Hope this of interest. 
John


----------



## SteveMI (May 19, 2009)

The SOSS drawings for 10mm and 12mm are available in PDF format.
For 10mm barrels
http://www.soss.com/product/cad/drawings/BH104.pdf
For 12mm barrels
http://www.soss.com/product/cad/drawings/BH124.pdf

The 10mm drawing shows that a 2.5mm gap is recommended between the lid and box. 
The 12mm drawing shows that a 3.5mm gap is recommended between the lid and box.

I am considering making a jig.

As Kent's blog states, you need to be precise in the hole placements with these.

Steve.


----------



## SteveMI (May 19, 2009)

Johnnyblot - I was to www.fine-boxes.com/ during my internet searches for box hinges. His boxes are truly an art form. His "smart hinges" are similar to Brusso hinge design with a few improvements he points out. Actually, I enjoyed his critique of other hinges and his solution. At $60 (USD) a pair, they are better suited to +$1,000 boxes or his custom unique +$5,000 USD boxes.

Smart Hinge

Steve.


----------



## SteveMI (May 19, 2009)

Woody123 - I'm going to try your "take the little hinge and put it in my vise or hammer them flat." If I learn not to make them too ugly in the vise or with the mallet it could be good for some of the boxes.

Steve.


----------



## 489tad (Feb 26, 2010)

Steve, as the others have said barrel or soss hinges work very well. I just recently finished a jewelry box using soss 1 hinges in 1/2" stock.
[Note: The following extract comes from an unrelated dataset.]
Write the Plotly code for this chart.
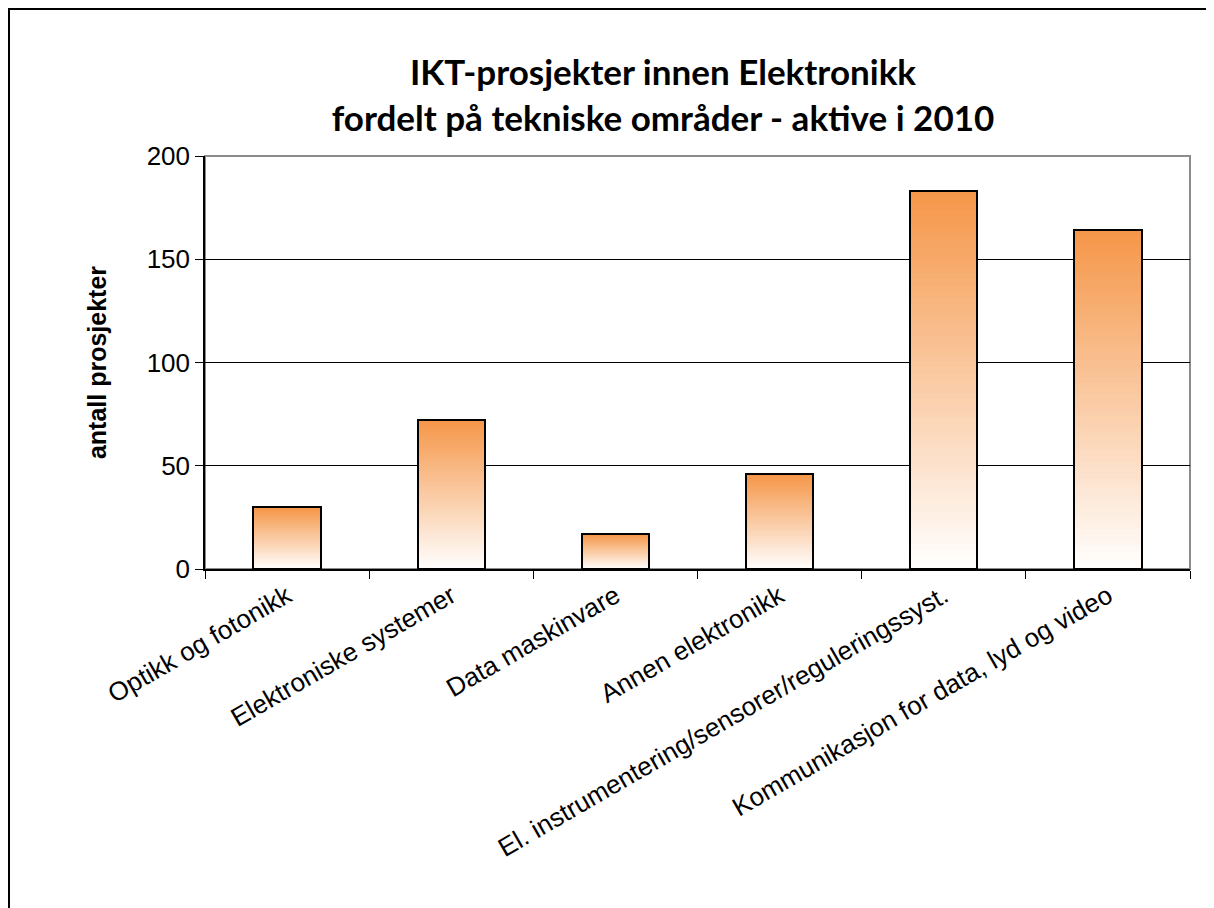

I made a router jig and set the depth so I would go just the right amount.

When I use the barrel hinges I made a drill jig that could locate from both sides of the lid and bottom. Same jig, same hole location. No problems.

Good luck.


----------



## Johnnyblot (Mar 2, 2012)

Hi Steve.
you are right of course, most times you cannot justify that sort of money for a hinge. 
Good luck chaps. Tally Ho! 
John


----------



## SteveMI (May 19, 2009)

Johnnyblot - Can you post a picture of the box made at the class? The ones in his gallery, he made, show a lot of challenging craftsmanship.

Steve.


----------



## SteveMI (May 19, 2009)

Pono - I tried the 5mm barrel hinges and was surprised at my success. A key thing was probably finding a 5mm brad point drill at Woodcraft yesterday. I think that I drilled the holes too far from the back edge because the hinges pull out after opening and then there is a gap. I increased the bevel, but think putting the inset at 1/4" from the edge might be the issue. What distance do you put yours in from the edge?

Woody123 - I tried your squashing method and it shows real promise. I need to figure out how to mortise the sides when the boxes are this small. I'm considering a contrasting color veneer around the box that is same thickness as the hinge metal. I'll try iron on edge banding.

Woody123/Jim - One of my technique challenges with small screw mounted hinges is to drill the pilot holes for the hinges. The screws being so small and light really need them. With a 1/16" drill it seems to drift with the grain enough for the hole to be off center from where I want. I tried using a pointed dental pick to mark the hole center, but that didn't really help. Any tips for centering a small diameter pilot hole?

Steve.


----------



## JoeyG (Mar 19, 2011)

Hi Steve, I use brass or aluminum rods, or sometimes just nails.

















in the next picture you can just make out the pin.

Here is the link to how I do it.

http://lumberjocks.com/JoeyG/blog/26832

Hope this gives you some more ideas

Joey


----------



## Johnnyblot (Mar 2, 2012)

Steve 
Here are a few photo's of the Jewellry Box I made on the box-making weekend I spent with Andrew Crawford, Nov '08. 
It is Walnut with Maple banding.


















Here you can see the hinges, that have been radiussed and polished.









We did not have time to finish fitting the hinges on the weekend, so they were fitted back at home. I did struggle to fit them properly. I guess Andrew now goes into the theory more than we did at the time?









Cheers
John


----------



## SteveMI (May 19, 2009)

I really like the inlay and hardware. The lid center seems different from the rest of the box, is it a veneer or just the lighting?

You should post it as a project, a lot of people would like to see it.

Steve.


----------



## Johnnyblot (Mar 2, 2012)

Steve
The lid and the base are Walnut veneer. The box is made as one piece then the lid is cut off. It is all very simple really.
I'll try to post as a project. I'll have to find out how?
Cheers.


----------



## Johnnyblot (Mar 2, 2012)

Steve.
I've posted this and another box as projects here also I have a photo of the lining- Planing thin stock that I was trying to describe earlier in this thread.


















I hope it is of interest?
Cheers,

John.


----------



## CharlieM1958 (Nov 7, 2006)

Some great hinge advice here, guys. The best solution I've found so far to dealing with hinges is to avoid them like the plague. If the box I'm making is small enough for a hand to easily grasp the top, I usually opt for a friction-fit lid.


----------



## SteveMI (May 19, 2009)

Charlie - My plan B is a lift off lid with feature to orient it to the inside edge of the box.


----------



## Johnnyblot (Mar 2, 2012)

Charlie- I agree 110%


----------